Children can be wiggy about what they eat, so the carrot, with its inherent versatility, is an almost perfect food. For kids that need to everything be “theirs,” eating a whole baby carrot can be a satisfying experience; when a larger carrot split into pieces is absent there’s the chance of being served a smaller piece, or fewer pieces, than a rival sibling. Orange seems to be a comforting color for food, too, whereas all kinds of suspicious, sickening things are green.

Of course, with baby carrots the young diner always faces the potential trauma of being confronted with a flawed or crooked root. Food corporations handle this existential issue well by taking larger carrots and mechanically lathing them into perfectly rounded facsimiles of baby carrots, thus achieving a level of uniformity that many children find comforting.

And then there’s the whole issue of carrot flavor to consider. For centuries the carrot’s natural sweetness was enough to make it an attractive vegetable to people and beasts. My donkey comes to the fence every time she sees me, because she hopes to get a carrot. If you want to see an “Oscar level” expression of disgust, just look into my indignant ass’s face when she expects a carrot and I offer her a handful of cabbage leaves instead.

Flavor is still an important component of the carrot eating experience, though these days it is customary for many cooks to focus more on the flavor of the dip they serve with the carrot than the natural flavor of the root. Many consumers only eat the pre-bagged, pre-peeled “baby” carrots. These “value added” carrots are treated with an antiseptic solution for “long life” in refrigerator storage and they often smell like a high school swimming pool, so it helps if the dip is flavored strongly enough to over-ride any lingering chlorine essence.

My favorite “baby carrot” is a variety called “Minicor.”. They have been developed to be harvested young so they plump up fast. They are small, but they’re not really babies, as in “infantile”—more like adolescents. Sometimes the so-called baby carrots don’t always have the depth of flavor that comes with mature, deeply rooted winter carrots, but they have their own charms. When I was a kid I didn’t like to eat cooked carrots—actually, I didn’t think there was anything nastier on earth than a cooked carrot, but I now that I’m old and grey and most of my taste buds have died, I like to cook baby carrots. Here’s my favorite recipe:

Put the carrots in a pan (washed, not peeled) with a pat of butter, a pinch of salt, and a splash of white wine, and steam them till they’re halfway cooked. Then remove the carrots from the flame, garnish them with minced fresh parsley and tumble it all around. The heat of the carrots will wilt the minced herbs, the melted butter helps the savory herbs cling to the roots, and a delicious aroma rises up. I like to apply a final twist of black pepper, and serve the carrots warm.

Carrots are members of the Umbellifer family, along with cilantro, chervil, fennel, parsley, and celery. Many members of the Umbelliferae make excellent garnishes for carrots. If you buy your carrots fresh by the bunch, and not embalmed in a bag, then the greens, minced finely, might make a pretty good garnish themselves.

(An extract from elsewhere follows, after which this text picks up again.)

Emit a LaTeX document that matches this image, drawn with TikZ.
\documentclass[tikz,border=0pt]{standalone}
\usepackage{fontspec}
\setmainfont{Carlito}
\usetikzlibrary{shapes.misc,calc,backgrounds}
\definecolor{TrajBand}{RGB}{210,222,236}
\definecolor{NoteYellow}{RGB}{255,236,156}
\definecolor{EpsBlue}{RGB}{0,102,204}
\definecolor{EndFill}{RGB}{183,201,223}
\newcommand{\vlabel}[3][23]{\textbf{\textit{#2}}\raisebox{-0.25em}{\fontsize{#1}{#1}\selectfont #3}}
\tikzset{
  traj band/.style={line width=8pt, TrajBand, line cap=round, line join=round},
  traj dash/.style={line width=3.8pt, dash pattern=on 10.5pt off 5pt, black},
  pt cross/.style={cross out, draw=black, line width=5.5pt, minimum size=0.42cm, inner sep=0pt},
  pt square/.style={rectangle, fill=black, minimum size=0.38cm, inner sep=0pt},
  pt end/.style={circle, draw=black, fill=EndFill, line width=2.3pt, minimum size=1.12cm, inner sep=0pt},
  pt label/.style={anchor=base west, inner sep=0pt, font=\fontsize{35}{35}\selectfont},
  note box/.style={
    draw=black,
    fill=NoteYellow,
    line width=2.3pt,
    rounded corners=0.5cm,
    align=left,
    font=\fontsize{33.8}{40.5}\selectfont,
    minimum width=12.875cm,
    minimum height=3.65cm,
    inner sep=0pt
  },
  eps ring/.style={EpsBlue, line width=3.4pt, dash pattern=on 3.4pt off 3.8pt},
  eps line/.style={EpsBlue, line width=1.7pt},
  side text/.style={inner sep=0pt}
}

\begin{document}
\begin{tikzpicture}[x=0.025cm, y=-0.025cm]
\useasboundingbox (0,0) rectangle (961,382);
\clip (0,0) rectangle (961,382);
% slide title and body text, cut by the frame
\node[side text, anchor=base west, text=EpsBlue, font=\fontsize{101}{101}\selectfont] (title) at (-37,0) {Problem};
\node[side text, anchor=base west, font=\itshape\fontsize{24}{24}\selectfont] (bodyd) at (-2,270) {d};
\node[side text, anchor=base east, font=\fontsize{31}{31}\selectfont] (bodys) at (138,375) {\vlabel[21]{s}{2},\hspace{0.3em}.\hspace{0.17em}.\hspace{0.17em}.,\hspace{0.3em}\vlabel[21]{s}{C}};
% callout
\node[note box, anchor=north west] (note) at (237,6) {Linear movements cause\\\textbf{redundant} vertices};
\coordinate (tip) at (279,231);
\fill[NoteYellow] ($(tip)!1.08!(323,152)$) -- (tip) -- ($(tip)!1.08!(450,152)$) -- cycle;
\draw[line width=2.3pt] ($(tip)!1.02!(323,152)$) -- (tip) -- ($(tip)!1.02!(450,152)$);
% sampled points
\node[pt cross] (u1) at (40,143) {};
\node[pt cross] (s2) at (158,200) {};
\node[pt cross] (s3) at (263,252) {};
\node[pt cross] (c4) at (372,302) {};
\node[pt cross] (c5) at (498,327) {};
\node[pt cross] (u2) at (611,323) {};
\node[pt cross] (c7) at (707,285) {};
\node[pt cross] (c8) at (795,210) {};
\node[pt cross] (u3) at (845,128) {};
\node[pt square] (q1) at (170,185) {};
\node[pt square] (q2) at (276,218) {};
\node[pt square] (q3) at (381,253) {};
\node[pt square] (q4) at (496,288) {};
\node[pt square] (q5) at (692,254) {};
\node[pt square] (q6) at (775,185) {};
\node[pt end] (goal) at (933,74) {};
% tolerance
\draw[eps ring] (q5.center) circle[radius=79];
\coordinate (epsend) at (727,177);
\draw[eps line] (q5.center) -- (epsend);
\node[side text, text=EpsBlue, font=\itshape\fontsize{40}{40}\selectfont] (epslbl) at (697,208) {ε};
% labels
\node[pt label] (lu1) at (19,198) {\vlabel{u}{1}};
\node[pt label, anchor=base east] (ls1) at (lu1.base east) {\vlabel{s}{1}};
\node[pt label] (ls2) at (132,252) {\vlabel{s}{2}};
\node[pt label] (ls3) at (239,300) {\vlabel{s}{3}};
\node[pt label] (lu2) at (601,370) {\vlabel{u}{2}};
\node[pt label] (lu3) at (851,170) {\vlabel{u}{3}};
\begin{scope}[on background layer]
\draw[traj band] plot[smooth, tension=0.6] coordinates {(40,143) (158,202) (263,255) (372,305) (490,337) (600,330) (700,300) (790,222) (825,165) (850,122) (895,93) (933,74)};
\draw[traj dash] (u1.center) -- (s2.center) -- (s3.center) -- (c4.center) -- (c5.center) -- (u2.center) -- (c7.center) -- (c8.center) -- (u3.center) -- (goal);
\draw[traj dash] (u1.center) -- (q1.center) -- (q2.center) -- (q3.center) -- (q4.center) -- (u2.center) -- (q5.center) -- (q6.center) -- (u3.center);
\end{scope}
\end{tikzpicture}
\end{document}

Stir the garnish into the baby carrots just as you remove them from the heat, so the garnish wilts and releases it’s aroma without cooking down into sludge.

If you have any kids in the house who turn up their noses at any flecks of green garnish contaminating the purity of the orange carrots, or if you cook for a partner who is close to “the child within,” remind them how lucky they are to be alive in the modern era. In the infancy of humanity, when all of us wandered naked through the forests, it was the carrot’s greens that we ate, since the carrot plant’s roots had not yet been improved by agriculturalists into a sweet, quick, crunchy snack crop.

And dip? Well, The first dips that humanity discovered was probably yogurt made from donkey, horse, yak, sheep, cow, or camel milk, with some crushed herbs and salt mixed in. That still sounds pretty good, even if it requires a little work. Back in the stone age, the quick-fix, emotionally satisfying, commercial, salty, pre-made dips that come in plastic tubs or packets were still far off in humanity’s adult future, along with tax deadlines, hydrogen bombs, and this laptop computer I’m writing to you on. Convenience took a long coming.